Time is the variable that quietly moves you rightward on the table. Mold colonies can establish in 48 to 72 hours on wet organic material, which is why we treat speed as part of the decision. If you are weighing whether to call now or wait until morning, the timeline laid out in our piece on how fast mold grows after water damage should settle it. Every hour the pad stays wet, the harder it becomes to justify saving it.
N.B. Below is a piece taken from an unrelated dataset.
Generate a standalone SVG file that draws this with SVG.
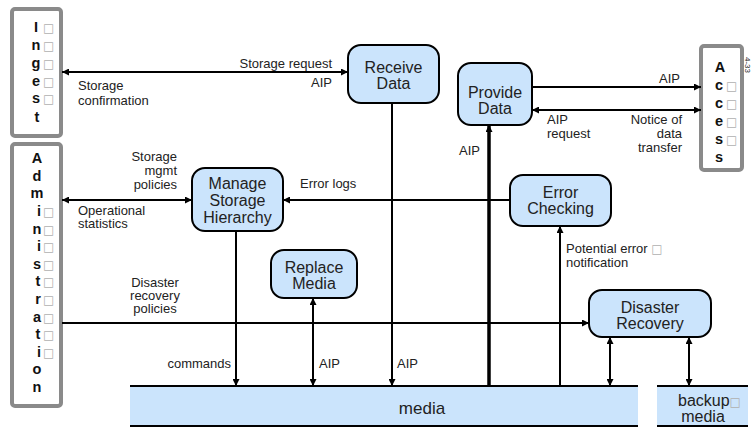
<svg xmlns="http://www.w3.org/2000/svg" width="753" height="427" viewBox="0 0 753 427">
<style>
.ext{fill:#fff;stroke:#8a8a8a;stroke-width:4}
.node{fill:#cbe4fc;stroke:#000;stroke-width:2}
.nt{font-family:"Liberation Sans",Arial,sans-serif;font-size:16px;fill:#222;text-anchor:middle}
.lb{font-family:"Liberation Sans",Arial,sans-serif;font-size:13px;fill:#222}
.lt{font-family:"Liberation Sans",Arial,sans-serif;font-size:14.5px;font-weight:bold;fill:#111;text-anchor:middle}
.bx{font-family:"DejaVu Sans",sans-serif;font-size:12px;font-weight:normal;fill:#b0b0b0;text-anchor:start}
.e{text-anchor:end}
.m{text-anchor:middle}
.ln{stroke:#000;stroke-width:2;fill:none}
.thick{stroke-width:3.5}
.media{fill:#cbe4fc}
</style>
<defs>
<marker id="ah" viewBox="0 0 10 10" refX="10" refY="5" markerWidth="9" markerHeight="7" markerUnits="userSpaceOnUse" orient="auto-start-reverse">
<path d="M0,0 L10,5 L0,10 z" fill="#000"/>
</marker>
</defs>

<g id="ingest">
<rect class="ext" x="12" y="9" width="49" height="127" rx="3"/>
<text class="lt" x="36" y="32">I<tspan class="bx" x="43">□</tspan></text>
<text class="lt" x="36" y="50">n<tspan class="bx" x="43">□</tspan></text>
<text class="lt" x="36" y="68">g<tspan class="bx" x="43">□</tspan></text>
<text class="lt" x="36" y="86">e<tspan class="bx" x="43">□</tspan></text>
<text class="lt" x="36" y="103">s<tspan class="bx" x="43">□</tspan></text>
<text class="lt" x="37" y="122">t</text>
</g>

<g id="administration">
<rect class="ext" x="12" y="144" width="49" height="262" rx="3"/>
<text class="lt" x="37" y="163">A</text>
<text class="lt" x="37" y="180.6">d</text>
<text class="lt" x="37" y="198.2">m</text>
<text class="lt" x="39" y="215.8">i<tspan class="bx" x="43">□</tspan></text>
<text class="lt" x="37" y="233.5">n<tspan class="bx" x="43">□</tspan></text>
<text class="lt" x="39" y="251.1">i<tspan class="bx" x="43">□</tspan></text>
<text class="lt" x="37" y="268.7">s<tspan class="bx" x="43">□</tspan></text>
<text class="lt" x="38" y="286.3">t<tspan class="bx" x="43">□</tspan></text>
<text class="lt" x="38" y="303.9">r<tspan class="bx" x="43">□</tspan></text>
<text class="lt" x="37" y="321.5">a<tspan class="bx" x="43">□</tspan></text>
<text class="lt" x="38" y="339.2">t<tspan class="bx" x="43">□</tspan></text>
<text class="lt" x="39" y="356.8">i<tspan class="bx" x="43">□</tspan></text>
<text class="lt" x="37" y="374.4">o</text>
<text class="lt" x="37" y="392">n</text>
</g>

<g id="access">
<rect class="ext" x="701" y="46" width="41" height="124" rx="3"/>
<text class="lt" x="720" y="72">A</text>
<text class="lt" x="719" y="90">c<tspan class="bx" x="726">□</tspan></text>
<text class="lt" x="719" y="108">c<tspan class="bx" x="726">□</tspan></text>
<text class="lt" x="719" y="126">e<tspan class="bx" x="726">□</tspan></text>
<text class="lt" x="719" y="144">s<tspan class="bx" x="726">□</tspan></text>
<text class="lt" x="719" y="162">s</text>
</g>
<text class="lb m" x="0" y="0" style="font-size:8px" transform="translate(745,65) rotate(90)">4-33</text>

<g id="receive-data">
<rect class="node" x="348" y="45" width="91" height="58" rx="13"/>
<text class="nt" x="393.5" y="73">Receive</text>
<text class="nt" x="393.5" y="89">Data</text>
</g>

<g id="provide-data">
<rect class="node" x="458" y="63" width="74" height="62" rx="13"/>
<text class="nt" x="495" y="98">Provide</text>
<text class="nt" x="495" y="114">Data</text>
</g>

<g id="manage-storage-hierarchy">
<rect class="node" x="192" y="168" width="91" height="63" rx="13"/>
<text class="nt" x="237.5" y="189">Manage</text>
<text class="nt" x="237.5" y="206">Storage</text>
<text class="nt" x="237.5" y="223">Hierarchy</text>
</g>

<g id="error-checking">
<rect class="node" x="510" y="175" width="101" height="51" rx="13"/>
<text class="nt" x="560.5" y="198">Error</text>
<text class="nt" x="560.5" y="214">Checking</text>
</g>

<g id="replace-media">
<rect class="node" x="271" y="250" width="86" height="48" rx="13"/>
<text class="nt" x="314" y="273">Replace</text>
<text class="nt" x="314" y="289">Media</text>
</g>

<g id="disaster-recovery">
<rect class="node" x="589" y="290" width="122" height="47" rx="13"/>
<text class="nt" x="650" y="313">Disaster</text>
<text class="nt" x="650" y="329">Recovery</text>
</g>

<g id="media">
<rect class="media" x="130" y="386" width="508" height="40"/>
<line class="ln" x1="130" y1="386" x2="638" y2="386"/>
<line class="ln" x1="130" y1="426" x2="638" y2="426"/>
<text class="nt" x="422" y="414" style="font-size:17px">media</text>
</g>

<g id="backup-media">
<rect class="media" x="657" y="386" width="91" height="40"/>
<line class="ln" x1="657" y1="386" x2="748" y2="386"/>
<line class="ln" x1="657" y1="426" x2="748" y2="426"/>
<text class="nt" x="678" y="406" style="font-size:16px;text-anchor:start">backup<tspan class="bx" style="font-size:12px">□</tspan></text>
<text class="nt" x="703" y="422" style="font-size:16px">media</text>
</g>

<g id="connectors">
<line class="ln" x1="62" y1="72" x2="348" y2="72" marker-start="url(#ah)" marker-end="url(#ah)"/>
<line class="ln" x1="62" y1="200" x2="192" y2="200" marker-start="url(#ah)" marker-end="url(#ah)"/>
<line class="ln" x1="510" y1="200" x2="283" y2="200" marker-end="url(#ah)"/>
<line class="ln" x1="62" y1="323" x2="589" y2="323" marker-end="url(#ah)"/>
<line class="ln" x1="392" y1="103" x2="392" y2="386" marker-end="url(#ah)"/>
<line class="ln" x1="236" y1="231" x2="236" y2="386" marker-end="url(#ah)"/>
<line class="ln" x1="313" y1="298" x2="313" y2="386" marker-start="url(#ah)" marker-end="url(#ah)"/>
<line class="ln thick" x1="489" y1="386" x2="489" y2="125" marker-end="url(#ah)"/>
<line class="ln" x1="560" y1="386" x2="560" y2="226" marker-end="url(#ah)"/>
<line class="ln" x1="610" y1="337" x2="610" y2="386" marker-start="url(#ah)" marker-end="url(#ah)"/>
<line class="ln" x1="689" y1="337" x2="689" y2="386" marker-start="url(#ah)" marker-end="url(#ah)"/>
<line class="ln" x1="532" y1="87" x2="701" y2="87" marker-end="url(#ah)"/>
<line class="ln" x1="532" y1="110" x2="701" y2="110" marker-start="url(#ah)" marker-end="url(#ah)"/>

<text class="lb e" x="332" y="68">Storage request</text>
<text class="lb e" x="332" y="87">AIP</text>
<text class="lb" x="78" y="90">Storage</text>
<text class="lb" x="78" y="105">confirmation</text>
<text class="lb e" x="177" y="161">Storage</text>
<text class="lb e" x="177" y="175">mgmt</text>
<text class="lb e" x="177" y="189">policies</text>
<text class="lb" x="78" y="215">Operational</text>
<text class="lb" x="78" y="228">statistics</text>
<text class="lb" x="300" y="188">Error logs</text>
<text class="lb m" x="155" y="287">Disaster</text>
<text class="lb m" x="155" y="300">recovery</text>
<text class="lb m" x="155" y="313">policies</text>
<text class="lb e" x="231" y="368">commands</text>
<text class="lb" x="319" y="368">AIP</text>
<text class="lb" x="397" y="368">AIP</text>
<text class="lb" x="459" y="155">AIP</text>
<text class="lb" x="566" y="253">Potential error <tspan class="bx">□</tspan></text>
<text class="lb" x="566" y="267">notification</text>
<text class="lb e" x="680" y="83">AIP</text>
<text class="lb" x="547" y="124">AIP</text>
<text class="lb" x="547" y="138">request</text>
<text class="lb e" x="682" y="124">Notice of</text>
<text class="lb e" x="682" y="138">data</text>
<text class="lb e" x="682" y="152">transfer</text>
</g>
</svg>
What Happens After You Call Crooked Creek Water Restoration
When a Crooked Creek homeowner calls us with a wet carpet, a crew is dispatched in most cases within 2 hours. The first technician on site does not start cutting anything. They map the affected area with a moisture meter, lift a corner of the carpet to inspect the pad and tack strip, identify the water source, and classify the category. That assessment, combined with the table logic above, drives the recommendation. We walk you through what we found, show you the moisture readings on the meter, and explain why drying or removal makes sense for your specific room. Only then do we open equipment cases. That sequence protects your carpet when it can be saved and protects your subfloor when it cannot, and it gives your insurance carrier the documentation they need to approve the scope without pushback.